South Carolina AG mounts gubernatorial bid, advocates for abolishing state income tax, DOGE-ing government
South Carolina Attorney General Alan Wilson, an adopted son of U.S. Rep. Joe Wilson, R-S.C., has announced a Palmetto State gubernatorial bid.
"As your governor, we'll deliver meaningful relief to hard-working people. We're going to finally eliminate the state income tax," Wilson, who has served as the state's attorney general since 2011, said during a speech on Monday.
"We're going to DOGE South Carolina government from top to bottom," he declared. "We will root out waste, fraud, and abuse, and we will expose it."
U.S. Rep. Nancy Mace, R-S.C., who has said that she is considering running for governor, has previously accused Wilson of protecting pedophiles.
"How does Alan Wilson explain his record of protecting kids vs. protecting p*dos? You either protect kids or you protect p*dos. You can't do both. Alan Wilson chose p*dophiles. Hold the line," Mace wrote in an April post on X.
Robert Kittle, spokesperson for the state attorney general's office, called Mace's accusations "ridiculous," telling Fox News Digital in an email on Tuesday that as an assistant attorney general, Wilson previously "prosecuted, and put behind bars, people who sexually abused children."
Wilson appeared to push back against Mace's attacks in a lengthy post on X in May.
"I will not stand by and allow someone to lie about, not only me, but the dedicated men and women in my office who've been in the trenches protecting kids for years. A would-be candidate for Governor is attacking me, prosecutors, and our law enforcement partners who put their life on the line to protect children and catch predators. Enough is enough. Over the course of the last several weeks, this would-be candidate has peddled lies and mistruths for her own political ambitions and clicks on social media," he asserted.
"Specifically, she has brought up a handful of cases from the last decade related to offenders that obtained illegal images of children. Let me be clear, our ICAC (Internet Crimes Against Children) division has worked to get these criminals before a judge and hold them accountable. Our objective is to indict, prosecute, and get them added to the Sex Offender Registry," he noted in part of the long post.

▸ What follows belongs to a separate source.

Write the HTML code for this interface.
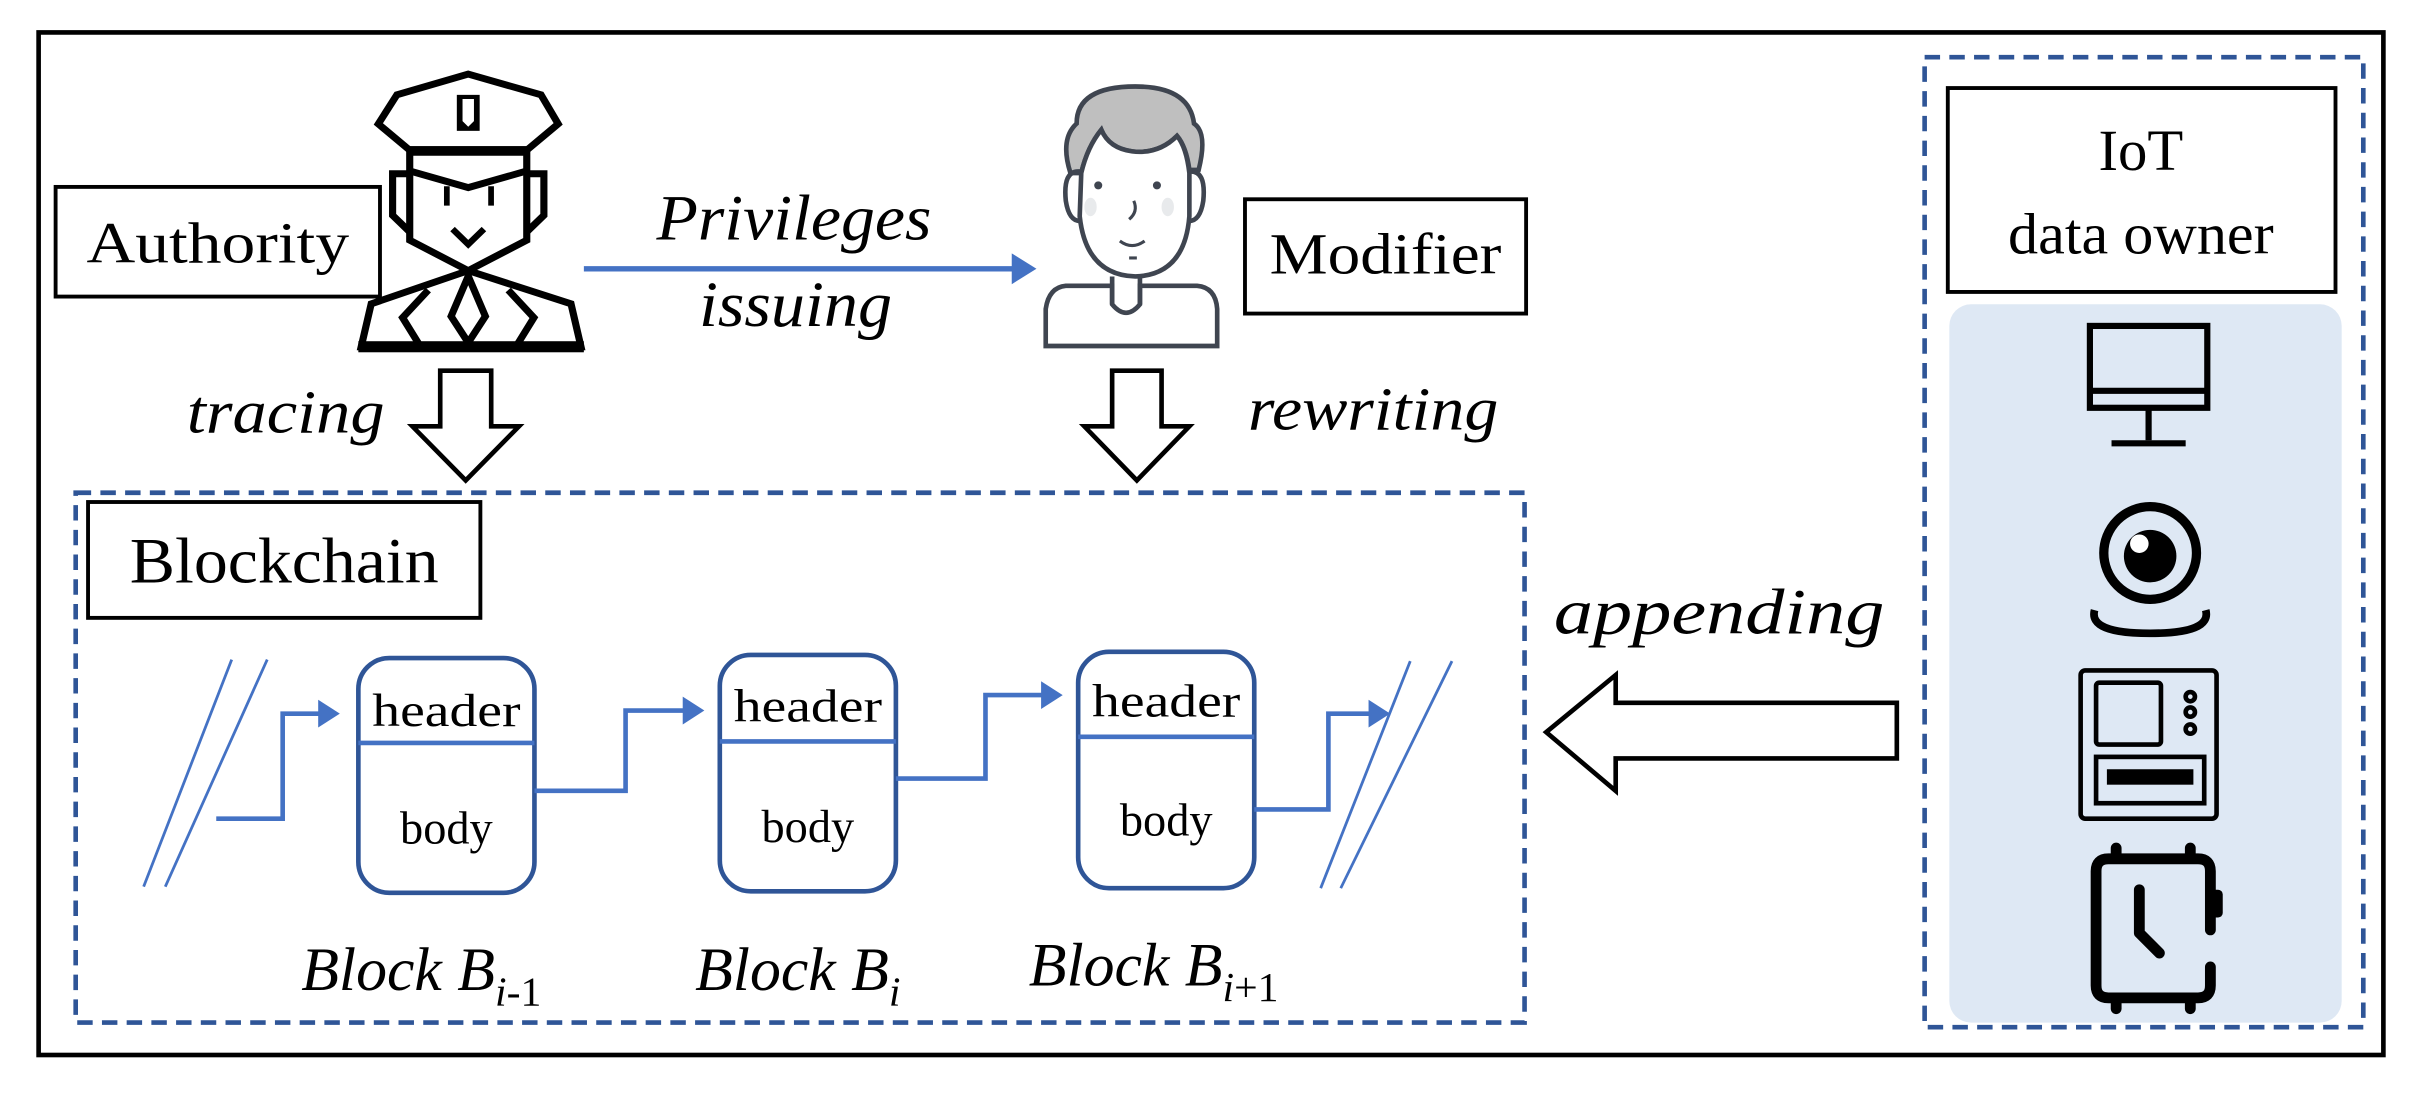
<!DOCTYPE html>
<html><head><meta charset="utf-8"><style>
html,body{margin:0;padding:0;background:#fff}
svg{display:block}
text{font-family:"Liberation Serif",serif}
</style></head><body>
<svg width="2422" height="1093" viewBox="0 0 1568 707.6" preserveAspectRatio="none" xmlns="http://www.w3.org/2000/svg">
<rect x="0" y="0" width="1568" height="708" fill="#fff"/>
<rect x="25" y="21" width="1518" height="662" fill="none" stroke="#000" stroke-width="3"/>

<!-- Authority -->
<rect x="36" y="121" width="210" height="71" fill="none" stroke="#000" stroke-width="2.5"/>
<text x="141" y="170" font-size="38" text-anchor="middle" textLength="170" lengthAdjust="spacingAndGlyphs">Authority</text>

<!-- policeman -->
<g transform="matrix(0.924,0,0,0.896,16.7,19.3)">
<g fill="none" stroke="#000" stroke-width="5" stroke-linejoin="miter">
<path d="M310,32 L260,47 L247,68 L269,87 L351,87 L373,68 L361,47 Z"/>
<path d="M269,87 L269,152 L310,174 L351,152 L351,87"/>
<path d="M269,102 L310,114 L351,102"/>
<path d="M269,104 L257,104 L257,134 L269,146 M351,104 L363,104 L363,134 L351,146"/>
<path d="M310,174 L242,198 L235,229 L389,229 L382,198 Z"/>
<path d="M310,178 L298,207 L310,226 L322,207 Z"/>
<path d="M282,188 L264,208 L276,228 M338,188 L356,208 L344,228"/>
</g>
<rect x="268" y="84" width="84" height="7" fill="#000"/>
<rect x="302" y="47" width="16" height="26" fill="#000"/>
<path d="M306,50 L314,50 L314,66 L310,70 L306,66 Z" fill="#fff"/>
<path d="M295,113 v14 M326,113 v14" stroke="#000" stroke-width="4"/>
<path d="M299,144 L310,155 L321,144" stroke="#000" stroke-width="4.5" fill="none"/>
<rect x="233" y="225" width="158" height="8" fill="#000"/>
</g>

<!-- privileges -->
<text x="514" y="155" font-size="42" font-style="italic" text-anchor="middle" textLength="178" lengthAdjust="spacingAndGlyphs">Privileges</text>
<text x="515" y="211" font-size="42" font-style="italic" text-anchor="middle" textLength="125" lengthAdjust="spacingAndGlyphs">issuing</text>
<line x1="378" y1="174" x2="656" y2="174" stroke="#4472C4" stroke-width="3.5"/>
<path d="M655,164 L671,174 L655,184 Z" fill="#4472C4"/>

<!-- modifier face -->
<g stroke="#3f4550" stroke-width="3" fill="none">
<path d="M693,112 Q686,90 697,80 Q697,56 735,56 Q770,56 773,80 Q782,86 776,110 L770,110 Q768,95 762,88 Q750,100 733,98 Q718,96 713,84 Q704,95 700,112 Z" fill="#bfbfbf"/>
<path d="M700,112 Q704,95 713,84 Q718,96 733,98 Q750,100 762,88 Q768,95 770,112 L770,140 Q767,178 735,179 Q703,178 699,140 Z" fill="#fff"/>
<path d="M699,111 Q688,110 690,130 Q692,143 699,143 M770,111 Q781,110 779,130 Q777,143 770,143"/>
<path d="M677,224 L677,200 Q679,186 690,185 L720,185 L720,197 Q729,208 738,197 L738,185 L775,185 Q787,186 788,200 L788,224 Z" fill="#fff"/>
<path d="M720,179 L720,197 M738,179 L738,197"/>
</g>
<path d="M725,156 Q733,162 741,156" stroke="#3f4550" stroke-width="2" fill="none"/>
<line x1="731" y1="167" x2="736" y2="167" stroke="#3f4550" stroke-width="2"/>
<circle cx="711" cy="120" r="2.6" fill="#3f4550"/><circle cx="749" cy="120" r="2.6" fill="#3f4550"/>
<ellipse cx="706" cy="134" rx="4" ry="6" fill="#e8eaec"/><ellipse cx="756" cy="134" rx="4" ry="6" fill="#e8eaec"/>
<path d="M734,130 Q737,137 731,142" stroke="#3f4550" stroke-width="2" fill="none"/>

<rect x="806" y="129" width="182" height="74" fill="none" stroke="#000" stroke-width="2.5"/>
<text x="897" y="177" font-size="38" text-anchor="middle" textLength="150" lengthAdjust="spacingAndGlyphs">Modifier</text>

<!-- down arrows -->
<path d="M285,240 L318,240 L318,276 L336,276 L301.5,311 L267,276 L285,276 Z" fill="#fff" stroke="#000" stroke-width="3"/>
<path d="M720,240 L752,240 L752,276 L770,276 L736,311 L702,276 L720,276 Z" fill="#fff" stroke="#000" stroke-width="3"/>
<text x="185" y="280" font-size="40" font-style="italic" text-anchor="middle" textLength="128" lengthAdjust="spacingAndGlyphs">tracing</text>
<text x="889" y="278" font-size="40" font-style="italic" text-anchor="middle" textLength="162" lengthAdjust="spacingAndGlyphs">rewriting</text>

<!-- blockchain box -->
<rect x="49" y="319" width="938" height="343" fill="none" stroke="#2F5597" stroke-width="3" stroke-dasharray="10,6"/>
<rect x="57" y="325" width="254" height="75" fill="none" stroke="#000" stroke-width="2.5"/>
<text x="184" y="377" font-size="42" text-anchor="middle" textLength="200" lengthAdjust="spacingAndGlyphs">Blockchain</text>

<g fill="none" stroke="#2F5597" stroke-width="3">
<rect x="232" y="426" width="114" height="152" rx="20"/>
<rect x="466" y="424" width="114" height="153" rx="20"/>
<rect x="698" y="422" width="114" height="153" rx="20"/>
</g>
<g stroke="#4472C4" stroke-width="3" fill="none">
<line x1="232" y1="481" x2="346" y2="481"/>
<line x1="466" y1="480" x2="580" y2="480"/>
<line x1="698" y1="477" x2="812" y2="477"/>
<path d="M140,530 L183,530 L183,462 L208,462"/>
<path d="M346,512 L405,512 L405,460 L444,460"/>
<path d="M580,504 L638,504 L638,450 L676,450"/>
<path d="M812,524 L860,524 L860,462 L888,462"/>
</g>
<g stroke="#4472C4" stroke-width="1.8">
<line x1="93" y1="574" x2="150" y2="427"/><line x1="107" y1="574" x2="173" y2="427"/>
<line x1="855" y1="575" x2="913" y2="428"/><line x1="868" y1="575" x2="940" y2="428"/>
</g>
<g fill="#4472C4">
<path d="M206,453 L220,462 L206,471 Z"/>
<path d="M442,451 L456,460 L442,469 Z"/>
<path d="M674,441 L688,450 L674,459 Z"/>
<path d="M886,453 L900,462 L886,471 Z"/>
</g>
<text x="289" y="470" font-size="30" text-anchor="middle" textLength="96" lengthAdjust="spacingAndGlyphs">header</text>
<text x="289" y="546" font-size="30" text-anchor="middle">body</text>
<text x="523" y="467" font-size="30" text-anchor="middle" textLength="96" lengthAdjust="spacingAndGlyphs">header</text>
<text x="523" y="545" font-size="30" text-anchor="middle">body</text>
<text x="755" y="464" font-size="30" text-anchor="middle" textLength="96" lengthAdjust="spacingAndGlyphs">header</text>
<text x="755" y="541" font-size="30" text-anchor="middle">body</text>

<text x="195" y="641" font-size="40" font-style="italic">Block B<tspan font-size="27" dy="10">i</tspan><tspan font-size="27" font-style="normal">-1</tspan></text>
<text x="450" y="641" font-size="40" font-style="italic">Block B<tspan font-size="27" dy="10">i</tspan></text>
<text x="666" y="638" font-size="40" font-style="italic">Block B<tspan font-size="27" dy="10">i</tspan><tspan font-size="27" font-style="normal">+1</tspan></text>

<!-- appending -->
<text x="1113" y="410" font-size="42" font-style="italic" text-anchor="middle" textLength="214" lengthAdjust="spacingAndGlyphs">appending</text>
<path d="M1228,455 L1228,491 L1046,491 L1046,512 L1001,474 L1046,437 L1046,455 Z" fill="#fff" stroke="#000" stroke-width="3"/>

<!-- IoT -->
<rect x="1246" y="37" width="284" height="628" fill="none" stroke="#2F5597" stroke-width="3" stroke-dasharray="10,6"/>
<rect x="1261" y="57" width="251" height="132" fill="none" stroke="#000" stroke-width="2.5"/>
<text x="1386" y="110" font-size="38" text-anchor="middle">IoT</text>
<text x="1386" y="164" font-size="38" text-anchor="middle" textLength="172" lengthAdjust="spacingAndGlyphs">data owner</text>
<rect x="1262" y="197" width="254" height="465" rx="14" fill="#DEE8F4"/>

<!-- monitor -->
<g stroke="#000" fill="none" stroke-width="4">
<rect x="1353" y="211" width="76" height="53"/>
<line x1="1353" y1="253" x2="1429" y2="253"/>
<line x1="1391" y1="264" x2="1391" y2="285"/>
<line x1="1367" y1="287" x2="1415" y2="287"/>
</g>
<!-- webcam -->
<circle cx="1392" cy="358" r="30" fill="none" stroke="#000" stroke-width="6"/>
<circle cx="1392" cy="360" r="17" fill="#000"/>
<circle cx="1385" cy="352" r="6" fill="#fff"/>
<path d="M1356,395 Q1352,410 1392,410 Q1432,410 1428,395" fill="none" stroke="#000" stroke-width="5"/>
<!-- device -->
<g stroke="#000" fill="none" stroke-width="3">
<rect x="1347" y="434" width="88" height="96" rx="3"/>
<rect x="1357" y="442" width="42" height="40" rx="2"/>
<rect x="1357" y="490" width="70" height="30"/>
<circle cx="1418" cy="451" r="3"/><circle cx="1418" cy="461" r="3"/><circle cx="1418" cy="472" r="3"/>
</g>
<rect x="1364" y="498" width="56" height="10" fill="#000"/>
<!-- watch -->
<g stroke="#000" fill="none" stroke-width="7" stroke-linecap="round" stroke-linejoin="round">
<path d="M1431,602 L1431,564 Q1431,556 1423,556 L1365,556 Q1357,556 1357,564 L1357,638 Q1357,646 1365,646 L1423,646 Q1431,646 1431,638 L1431,626"/>
<line x1="1370" y1="549" x2="1370" y2="553"/><line x1="1418" y1="549" x2="1418" y2="553"/>
<line x1="1370" y1="649" x2="1370" y2="653"/><line x1="1418" y1="649" x2="1418" y2="653"/>
<path d="M1385,576 L1385,604 L1398,617"/>
</g>
<rect x="1429" y="576" width="10" height="18" rx="3" fill="#000"/>
</svg>
</body></html>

"When the would-be candidate for Governor criticizes the Attorney General's Office, she's purposefully omitting the fact that judges give sentences, not prosecutors. When she criticizes the prosecutors, she's ignorant to the fact that often, our office is working in sync with a federal agencies that can get more time," Wilson declared.
Mace fired back at the time, describing the post as "a very long-winded deflection full of excuses, half-truths and lies, as to why you can't seem to do your job effectively as South Carolina Attorney General."
Current Gov. Henry McMaster, a Republican, is not eligible to seek another term in 2026 because the state constitution stipulates, "No person shall be elected Governor for more than two successive terms."
McMaster, who became governor in 2017 after Gov. Nikki Haley, also a Republican, stepped down to become U.S. ambassador to the United Nations, won the state's 2018 and 2022 gubernatorial elections.